Сказание о „Сибирякове” (Тараданкин, Новиков) - страница 7

Поднимался ветер. Ох, как некстати был он! Волны все сильней и сильней качали судно. Моряки с досадой думали о том, что море разыграется не на шутку. И не о себе были заботы, а о тех, кто лежал на носилках в кубриках и трюмах корабля,

Не спалось Элимелаху, которого Качарава с трудом уговорил пойти отдохнуть. Нервы, натянутые до предела заботами минувших суток, не могли упокоиться. Неожиданно зашалило сердце. Еще в Кеми Зелик Абрамович почувствовал вдруг резкую, щемящую боль в груди. Правда, она скоро прошла, а вот сейчас сердце снова дало о себе знать. "Не вовремя, очень не вовремя расклеился ты, комиссар", - выговаривал он себе.

Элимелах встал, надел китель и отправился на нижнюю палубу. Шел, широко расставляя ноги, придерживаясь руками за переборки узких проходов, - при сильной бортовой качке ходить нелегко.

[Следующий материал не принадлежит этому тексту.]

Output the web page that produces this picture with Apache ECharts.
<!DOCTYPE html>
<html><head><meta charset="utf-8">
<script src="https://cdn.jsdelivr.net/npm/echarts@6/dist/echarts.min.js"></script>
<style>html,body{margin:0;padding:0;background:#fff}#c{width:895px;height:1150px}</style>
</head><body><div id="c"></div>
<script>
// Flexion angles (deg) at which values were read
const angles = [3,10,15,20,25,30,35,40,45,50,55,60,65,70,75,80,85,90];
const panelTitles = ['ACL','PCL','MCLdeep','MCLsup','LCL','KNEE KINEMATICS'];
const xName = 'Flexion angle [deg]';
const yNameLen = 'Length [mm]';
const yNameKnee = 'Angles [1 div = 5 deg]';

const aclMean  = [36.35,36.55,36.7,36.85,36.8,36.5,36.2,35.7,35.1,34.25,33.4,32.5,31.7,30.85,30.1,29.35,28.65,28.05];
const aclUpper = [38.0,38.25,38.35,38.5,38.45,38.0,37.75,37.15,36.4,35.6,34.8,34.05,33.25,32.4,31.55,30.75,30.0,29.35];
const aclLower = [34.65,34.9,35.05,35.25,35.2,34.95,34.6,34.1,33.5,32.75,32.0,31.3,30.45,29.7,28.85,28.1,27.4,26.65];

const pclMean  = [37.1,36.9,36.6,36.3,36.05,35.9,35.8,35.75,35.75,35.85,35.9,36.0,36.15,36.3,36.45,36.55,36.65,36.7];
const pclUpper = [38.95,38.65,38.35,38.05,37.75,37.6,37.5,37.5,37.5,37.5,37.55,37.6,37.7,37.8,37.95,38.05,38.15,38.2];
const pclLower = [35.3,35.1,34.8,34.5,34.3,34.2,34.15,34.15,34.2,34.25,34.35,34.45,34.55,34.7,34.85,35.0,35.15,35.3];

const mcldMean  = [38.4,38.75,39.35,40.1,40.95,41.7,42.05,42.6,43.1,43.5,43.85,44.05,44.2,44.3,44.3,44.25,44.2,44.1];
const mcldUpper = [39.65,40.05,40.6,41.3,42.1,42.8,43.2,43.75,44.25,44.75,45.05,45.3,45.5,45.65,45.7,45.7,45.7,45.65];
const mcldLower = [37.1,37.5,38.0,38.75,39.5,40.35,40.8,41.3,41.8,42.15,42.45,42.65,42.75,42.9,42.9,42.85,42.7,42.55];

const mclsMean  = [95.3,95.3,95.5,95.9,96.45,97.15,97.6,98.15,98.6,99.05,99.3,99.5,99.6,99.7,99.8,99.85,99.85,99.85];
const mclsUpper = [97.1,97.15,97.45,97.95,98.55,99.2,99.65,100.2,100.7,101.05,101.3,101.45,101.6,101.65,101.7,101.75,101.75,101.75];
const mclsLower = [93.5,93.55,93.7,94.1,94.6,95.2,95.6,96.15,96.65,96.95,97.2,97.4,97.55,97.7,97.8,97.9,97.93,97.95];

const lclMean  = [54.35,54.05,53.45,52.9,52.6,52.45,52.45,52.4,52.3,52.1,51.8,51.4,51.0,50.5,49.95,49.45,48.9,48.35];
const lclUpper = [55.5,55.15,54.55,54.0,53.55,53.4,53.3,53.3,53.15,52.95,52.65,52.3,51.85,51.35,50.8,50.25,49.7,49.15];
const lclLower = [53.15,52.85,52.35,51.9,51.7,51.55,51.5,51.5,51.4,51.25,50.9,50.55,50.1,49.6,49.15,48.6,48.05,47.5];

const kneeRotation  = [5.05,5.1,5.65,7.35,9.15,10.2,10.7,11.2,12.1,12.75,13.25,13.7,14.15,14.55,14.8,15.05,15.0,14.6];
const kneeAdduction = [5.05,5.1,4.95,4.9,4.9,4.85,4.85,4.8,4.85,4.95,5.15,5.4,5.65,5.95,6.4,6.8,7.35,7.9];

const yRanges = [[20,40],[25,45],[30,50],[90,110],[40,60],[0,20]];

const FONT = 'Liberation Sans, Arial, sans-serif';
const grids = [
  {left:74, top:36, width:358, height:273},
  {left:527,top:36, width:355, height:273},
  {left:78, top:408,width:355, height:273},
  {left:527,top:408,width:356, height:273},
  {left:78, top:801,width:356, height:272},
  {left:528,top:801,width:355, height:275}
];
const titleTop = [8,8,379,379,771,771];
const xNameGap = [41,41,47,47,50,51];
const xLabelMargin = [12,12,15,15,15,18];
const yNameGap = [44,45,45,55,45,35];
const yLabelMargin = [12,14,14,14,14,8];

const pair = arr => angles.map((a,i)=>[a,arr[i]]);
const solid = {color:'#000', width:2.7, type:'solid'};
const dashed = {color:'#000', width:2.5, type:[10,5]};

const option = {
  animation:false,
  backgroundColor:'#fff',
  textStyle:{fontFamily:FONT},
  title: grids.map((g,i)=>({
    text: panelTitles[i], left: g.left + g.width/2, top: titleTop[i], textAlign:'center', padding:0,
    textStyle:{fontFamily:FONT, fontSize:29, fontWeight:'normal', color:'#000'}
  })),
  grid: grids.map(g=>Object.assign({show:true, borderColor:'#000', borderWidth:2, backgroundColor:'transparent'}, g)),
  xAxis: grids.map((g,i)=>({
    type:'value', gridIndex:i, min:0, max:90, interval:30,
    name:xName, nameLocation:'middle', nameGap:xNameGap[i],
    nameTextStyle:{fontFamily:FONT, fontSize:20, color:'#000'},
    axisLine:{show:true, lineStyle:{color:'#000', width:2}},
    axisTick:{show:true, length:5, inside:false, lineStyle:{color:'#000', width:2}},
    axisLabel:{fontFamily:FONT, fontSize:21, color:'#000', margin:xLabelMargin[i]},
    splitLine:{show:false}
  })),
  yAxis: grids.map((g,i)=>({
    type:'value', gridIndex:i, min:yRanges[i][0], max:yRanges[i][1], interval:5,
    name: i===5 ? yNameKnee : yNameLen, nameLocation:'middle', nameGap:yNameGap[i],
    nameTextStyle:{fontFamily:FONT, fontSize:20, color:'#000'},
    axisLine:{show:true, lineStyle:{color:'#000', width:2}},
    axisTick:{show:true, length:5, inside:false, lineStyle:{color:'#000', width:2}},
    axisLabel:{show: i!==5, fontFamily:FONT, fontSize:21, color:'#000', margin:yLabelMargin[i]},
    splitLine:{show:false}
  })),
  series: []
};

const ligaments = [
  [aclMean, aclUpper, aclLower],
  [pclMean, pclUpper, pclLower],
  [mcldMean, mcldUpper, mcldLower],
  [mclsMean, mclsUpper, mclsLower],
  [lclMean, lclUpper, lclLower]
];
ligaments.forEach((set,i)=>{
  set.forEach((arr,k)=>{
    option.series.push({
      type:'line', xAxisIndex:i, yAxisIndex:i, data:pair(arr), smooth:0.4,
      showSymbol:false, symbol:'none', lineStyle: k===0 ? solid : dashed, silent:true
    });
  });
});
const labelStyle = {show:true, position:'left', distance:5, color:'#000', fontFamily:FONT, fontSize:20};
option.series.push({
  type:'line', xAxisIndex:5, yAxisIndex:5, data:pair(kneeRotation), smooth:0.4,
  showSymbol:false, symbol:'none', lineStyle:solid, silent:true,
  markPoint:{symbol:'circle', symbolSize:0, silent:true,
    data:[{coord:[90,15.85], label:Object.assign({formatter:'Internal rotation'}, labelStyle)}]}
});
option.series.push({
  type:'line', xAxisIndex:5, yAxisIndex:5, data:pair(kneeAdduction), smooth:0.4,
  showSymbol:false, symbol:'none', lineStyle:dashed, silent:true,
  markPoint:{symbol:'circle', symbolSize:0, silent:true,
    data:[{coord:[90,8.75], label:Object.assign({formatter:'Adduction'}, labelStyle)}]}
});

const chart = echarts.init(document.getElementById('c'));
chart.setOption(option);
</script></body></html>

В кубриках, куда поместили тяжелораненых, стоял дурманящий, тот особенный запах, который присущ операционным и перевязочным. Пахло кровью, бинтами, спиртом, хлороформом. Бледные, осунувшиеся солдаты старались крепиться, чтобы лишний раз не беспокоить врачей и санитаров. Но иногда боль становилась невыносимой, и тогда раздавались сдержанные стоны.

В одном из кубриков Зелик Абрамович нашел радиста Анатолия Шаршавина и шифровальщика Михаила Кузнецова, секретаря комсомольской организации судна.

- Санитары не управляются, мы тут помогаем, - тихо объяснил Кузнецов комиссару. - А вот тому парню очень плохо, с ним все время врач.

- Правильно, Миша, молодцы, - качнул головой Элимелах.

Шаршавин, став на колени у койки, поддерживал ладонью голову больного. Шторм кидал пароход с борта на борт, и раненых это сильно беспокоило.

- В соседнем кубрике Алферов, Жеребцов, сигнальщики Алексеев, Новиков, Синьковский, - продолжал комсорг. - Сменились с вахты и тоже дежурят. Все комсомольцы тут, кроме Дмитриева. Его укачало. - И, как бы оправдываясь за товарища, матрос добавил: - Он ведь после болезни...

- Ладно, ладно, все хорошо. Скажи, дорогой, в какой кубрик мне идти, раз ты этим делом руководишь?

* * *

Уважают моряки кочегаров. Кормить углем дышащие жаром топки - дело трудное: нужны и большая физическая сила, и тренировка, и привычка. Простоять вахту в котельной, да еще в шторм, возьмется не всякий. А бывает, приходится подменить товарища.

Занедужилось в этот раз Лене Дмитриеву. Такой здоровый, крепкий парень, а тут вдруг закачало. Наверно, потому, что неделю хворал. Вышел как-то из котельной на палубу разгоряченным, обдало холодным ветром, и простыл кочегар. Теперь-то вроде и поправился, но тревожные сутки и шторм снова свалили его. Сначала не поддавался и вместе с Чечулиным шуровал у топки, потом затошнило, повалился на уголь и скис совсем.